The key thing here is to avoid making the same comparison more than once. And there is one sort that really meets that criteria in a way that is doable for a human sorting their movie collection.
With the merge sort, you recursively break down the size of the set to 2 (or 1). And then you sort each of those. Now, you take two sets of 2 (the actual algorithm takes it down to sets of 1, but we're doing this by hand and so can avoid that level of exactness), and then compare the first element of each, of those. If you have 36 and 24 - you have already compared 3 and 6, you aren't going to compare them again. The resulting set then becomes 2346 and then you continue on merging with the next set of four.
From the wikipedia page:
The key here is that with each comparison, you are not reevaluating the previous comparisons. Thus, if you decide that you like the Yellow Submarine more than the Hard Days Night once, you are not going to re-evaluate that and they aren't going to end up too far from each other in the end.

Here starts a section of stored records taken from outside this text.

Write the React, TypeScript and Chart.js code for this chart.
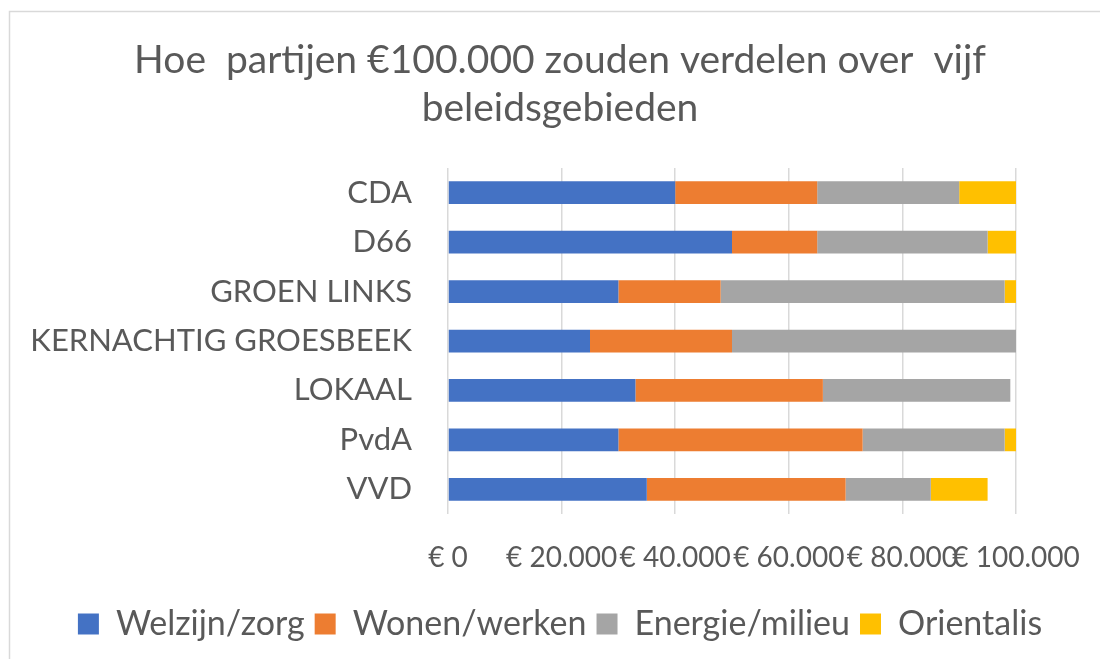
import React, { useEffect, useRef } from 'react';
import { Chart, registerables } from 'chart.js';

Chart.register(...registerables);

const categories = ['CDA', 'D66', 'GROEN LINKS', 'KERNACHTIG GROESBEEK', 'LOKAAL', 'PvdA', 'VVD'];
const welzijnZorg = [40000, 50000, 30000, 25000, 33000, 30000, 35000];
const wonenWerken = [25000, 15000, 18000, 25000, 33000, 43000, 35000];
const energieMilieu = [25000, 30000, 50000, 50000, 33000, 25000, 15000];
const orientalis = [10000, 5000, 2000, 0, 0, 2000, 10000];
const seriesNames = ['Welzijn/zorg', 'Wonen/werken', 'Energie/milieu', 'Orientalis'];
const titleLines = ['Hoe  partijen €100.000 zouden verdelen over  vijf', 'beleidsgebieden'];
const xMin = 0;
const xMax = 100000;
const xStep = 20000;

const FONT = 'Lato, "Open Sans", sans-serif';
const TEXT = '#595959';
const GRID = '#d9d9d9';

const borderPlugin = {
  id: 'outerBorder',
  beforeDraw(chart: any) {
    const ctx = chart.ctx;
    ctx.save();
    ctx.fillStyle = '#ffffff';
    ctx.fillRect(0, 0, chart.width, chart.height);
    ctx.strokeStyle = GRID;
    ctx.lineWidth = 1.5;
    ctx.strokeRect(9.5, 11.5, chart.width + 20, chart.height + 20);
    ctx.restore();
  },
};

function euro(v: number) {
  if (v === 0) return '€ 0';
  return '€ ' + v.toLocaleString('nl-NL').replace(/,/g, '.');
}

export default function App() {
  const ref = useRef<HTMLCanvasElement>(null);
  useEffect(() => {
    if (!ref.current) return;
    const chart = new Chart(ref.current, {
      type: 'bar',
      data: {
        labels: categories,
        datasets: [
          { label: seriesNames[0], data: welzijnZorg, backgroundColor: '#4472c4' },
          { label: seriesNames[1], data: wonenWerken, backgroundColor: '#ed7d31' },
          { label: seriesNames[2], data: energieMilieu, backgroundColor: '#a5a5a5' },
          { label: seriesNames[3], data: orientalis, backgroundColor: '#ffc000' },
        ],
      },
      plugins: [borderPlugin],
      options: {
        indexAxis: 'y',
        responsive: false,
        animation: false,
        events: [],
        layout: { padding: { left: 20, right: 0, top: 0, bottom: 8 } },
        datasets: { bar: { categoryPercentage: 0.92, barPercentage: 0.5, borderWidth: 0 } },
        scales: {
          x: {
            stacked: true,
            min: xMin,
            max: xMax,
            afterBuildTicks(scale: any) {
              const t = [];
              for (let v = xMin; v <= xMax; v += xStep) t.push({ value: v });
              scale.ticks = t;
            },
            afterFit(scale: any) {
              scale.height = 83;
              scale.paddingLeft = 0;
              scale.paddingRight = 0;
            },
            grid: { color: GRID, lineWidth: 1.5, drawTicks: false },
            border: { display: false },
            ticks: {
              autoSkip: false,
              maxRotation: 0,
              minRotation: 0,
              padding: 27,
              color: TEXT,
              font: { family: FONT, size: 28 },
              callback: (v: any) => euro(Number(v)),
            },
          },
          y: {
            stacked: true,
            clip: false,
            afterFit(scale: any) {
              scale.width = 428;
            },
            grid: { display: false, drawTicks: false },
            border: { display: false },
            ticks: {
              padding: 36,
              color: TEXT,
              font: { family: FONT, size: 31 },
            },
          },
          spacer: {
            type: 'linear',
            position: 'right',
            display: true,
            afterFit(scale: any) {
              scale.width = 84;
            },
            grid: { display: false, drawTicks: false },
            border: { display: false },
            ticks: { display: false },
          },
        },
        plugins: {
          tooltip: { enabled: false },
          title: {
            display: true,
            text: titleLines,
            color: TEXT,
            font: { family: FONT, size: 39, weight: 'normal', lineHeight: 1.231 },
            padding: { top: 36, bottom: 36 },
          },
          legend: {
            position: 'bottom',
            labels: {
              boxWidth: 21,
              boxHeight: 21,
              padding: 10,
              color: TEXT,
              font: { family: FONT, size: 34 },
            },
          },
        },
      } as any,
    });
    return () => chart.destroy();
  }, []);
  return (
    <div style={{ position: 'absolute', left: 0, top: 0, width: 1100, height: 659 }}>
      <canvas ref={ref} width={1100} height={659} />
    </div>
  );
}
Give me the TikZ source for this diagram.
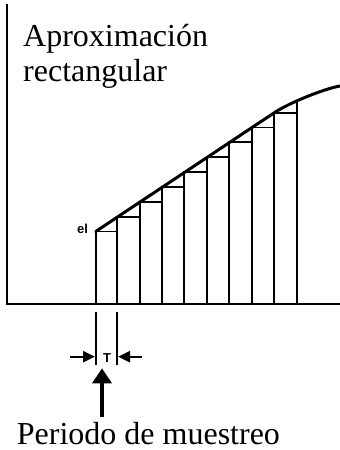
\documentclass[tikz,border=0pt]{standalone}
\usepackage{fontspec}
\setmainfont{Liberation Serif}
\newfontfamily\lblsans{Liberation Sans}
\usetikzlibrary{arrows.meta, positioning}

\begin{document}
\begin{tikzpicture}[
  x=1pt, y=-1pt,
  title/.style={inner sep=0pt, anchor=base west, font=\fontsize{32}{36}\selectfont},
  tag/.style={inner sep=0pt, font=\lblsans\bfseries\fontsize{13}{13}\selectfont},
  axisline/.style={line width=2pt},
  bar/.style={line width=1.9pt},
  curve/.style={line width=3pt, line cap=round, line join=round},
  dimline/.style={line width=1.8pt},
  dimarrow/.style={line width=2.4pt, -{Triangle[length=12pt,width=11pt]}},
  bigarrow/.style={line width=3.4pt, -{Triangle[length=15pt,width=19pt]}},
]
\useasboundingbox (0,0) rectangle (340,450);

\node[title] (aprox) at (23,46.7) {Aproximación};
\node[title] (rectang) at (23,81.7) {rectangular};

\draw[axisline] (7,4) -- (7,304) -- (340,304);

\draw[bar] (95.7,304) -- (95.7,231.5) -- (117.3,231.5);
\draw[bar] (117.3,304) -- (117.3,216.6) -- (140,216.6);
\draw[bar] (140,304) -- (140,201.8) -- (162.3,201.8);
\draw[bar] (162.3,304) -- (162.3,186.9) -- (184.3,186.9);
\draw[bar] (184.3,304) -- (184.3,172.1) -- (206.7,172.1);
\draw[bar] (206.7,304) -- (206.7,157.2) -- (229.3,157.2);
\draw[bar] (229.3,304) -- (229.3,142.4) -- (251.7,142.4);
\draw[bar] (251.7,304) -- (251.7,127.5) -- (274.3,127.5);
\draw[bar] (274.3,304) -- (274.3,112.7) -- (296.7,112.7);
\draw[bar] (296.7,304) -- (296.7,101.3);

\draw[curve] (95.7,231.5) -- (274.3,112.7) .. controls (289.3,102.7) and (325,88.5) .. (340,86);

\node[tag, anchor=base west] (ei) at (77,233.5) {el};

\draw[dimline] (95.7,311.7) -- (95.7,365);
\draw[dimline] (117.3,311.7) -- (117.3,365);

\coordinate (lfrom) at (70,356.7);
\coordinate (lto) at (95,356.7);
\coordinate (rfrom) at (141.7,356.7);
\coordinate (rto) at (118,356.7);
\draw[dimarrow] (lfrom) -- (lto);
\draw[dimarrow] (rfrom) -- (rto);
\node[tag] (period) at (107,358.5) {T};

\node[title] (muestreo) at (16.7,444) {Periodo de muestreo};
\coordinate (upfrom) at (102,417);
\coordinate (upto) at (102,368.3);
\draw[bigarrow] (upfrom) -- (upto);

\end{tikzpicture}
\end{document}
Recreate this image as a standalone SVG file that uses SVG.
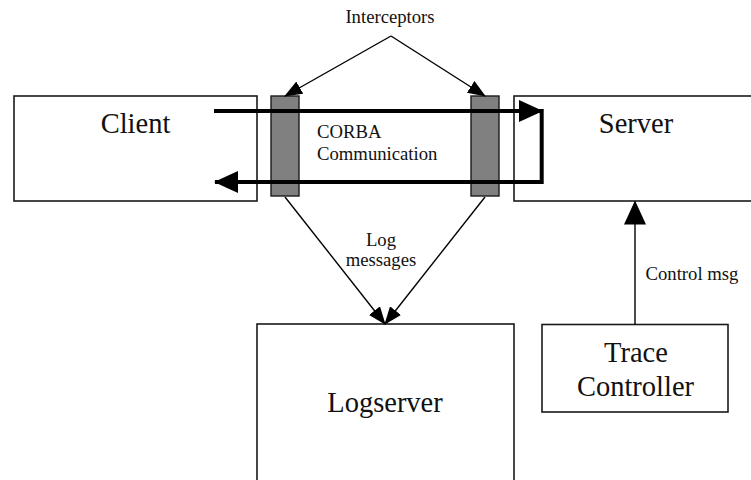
<svg xmlns="http://www.w3.org/2000/svg" width="751" height="480" viewBox="0 0 751 480">
  <style>
    .box { fill: #ffffff; stroke: #1a1a1a; stroke-width: 1.6; }
    .icpt { fill: #808080; stroke: #1a1a1a; stroke-width: 1.4; }
    .big { font-family: 'Liberation Serif', 'DejaVu Serif', serif; font-size: 28.5px; fill: #111; text-anchor: middle; }
    .small { font-family: 'Liberation Serif', 'DejaVu Serif', serif; font-size: 18.7px; fill: #111; }
    .thin { fill: none; stroke: #000; stroke-width: 1.4; }
    .thick { fill: none; stroke: #000; stroke-width: 4; }
  </style>
  <defs>
    <marker id="head" markerUnits="userSpaceOnUse" markerWidth="18" markerHeight="14" refX="17" refY="7" orient="auto">
      <path d="M0,0 L18,7 L0,14 z" fill="#000"/>
    </marker>
    <marker id="bighead" markerUnits="userSpaceOnUse" markerWidth="24" markerHeight="22" refX="23" refY="11" orient="auto">
      <path d="M0,0 L24,11 L0,22 z" fill="#000"/>
    </marker>
  </defs>

  <rect width="751" height="480" fill="#ffffff"/>

  <!-- nodes -->
  <g id="client">
    <rect class="box" x="14" y="96" width="243" height="105"/>
    <text class="big" x="135.5" y="133">Client</text>
  </g>
  <g id="server">
    <rect class="box" x="514" y="96" width="260" height="105"/>
    <text class="big" x="636" y="133">Server</text>
  </g>
  <g id="interceptor-client">
    <rect class="icpt" x="271" y="96" width="28" height="100"/>
  </g>
  <g id="interceptor-server">
    <rect class="icpt" x="471" y="96" width="28" height="100"/>
  </g>
  <g id="logserver">
    <rect class="box" x="257" y="324" width="257" height="180"/>
    <text class="big" x="385" y="412">Logserver</text>
  </g>
  <g id="trace-controller">
    <rect class="box" x="542" y="324.5" width="186" height="87.5"/>
    <text class="big" x="636" y="362">Trace</text>
    <text class="big" x="635.5" y="396">Controller</text>
  </g>

  <!-- free labels -->
  <g id="labels">
    <text class="small" x="390" y="23" text-anchor="middle">Interceptors</text>
    <text class="small" x="317" y="138">CORBA</text>
    <text class="small" x="317" y="160">Communication</text>
    <text class="small" x="381" y="246" text-anchor="middle">Log</text>
    <text class="small" x="381" y="266" text-anchor="middle">messages</text>
    <text class="small" x="645.5" y="280">Control msg</text>
  </g>

  <!-- connectors -->
  <g id="connectors">
    <line class="thin" x1="391" y1="36" x2="285" y2="96" marker-end="url(#head)"/>
    <line class="thin" x1="391" y1="36" x2="485" y2="96" marker-end="url(#head)"/>
    <line class="thin" x1="285" y1="197" x2="385" y2="324" marker-end="url(#head)"/>
    <line class="thin" x1="485" y1="197" x2="385" y2="324" marker-end="url(#head)"/>
    <line class="thin" x1="635" y1="324.5" x2="635" y2="201.5" marker-end="url(#bighead)"/>
    <line class="thick" x1="214" y1="111" x2="542" y2="111" marker-end="url(#bighead)"/>
    <path class="thick" d="M541.7,109 L541.7,182 L215,182" marker-end="url(#bighead)"/>
  </g>
</svg>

The problem with many other sorts is that you are either constantly asking "do I like this more than Santa Claus Conquers the Martians" each time with a selection / insert / bubble sort. And other sorts become far too complicated to be able to reason about.
A way to test this that would make for some very interesting blog posts is to implement the different sorts yourself and override
compareTo in your chosen language. In that method, add a slight bit of randomness to it, say, +/- 10% of the value. or +/- 1% of the value.
Then, sort the numbers 1 .. 100 100x and see how far out of whack each sorting method results in.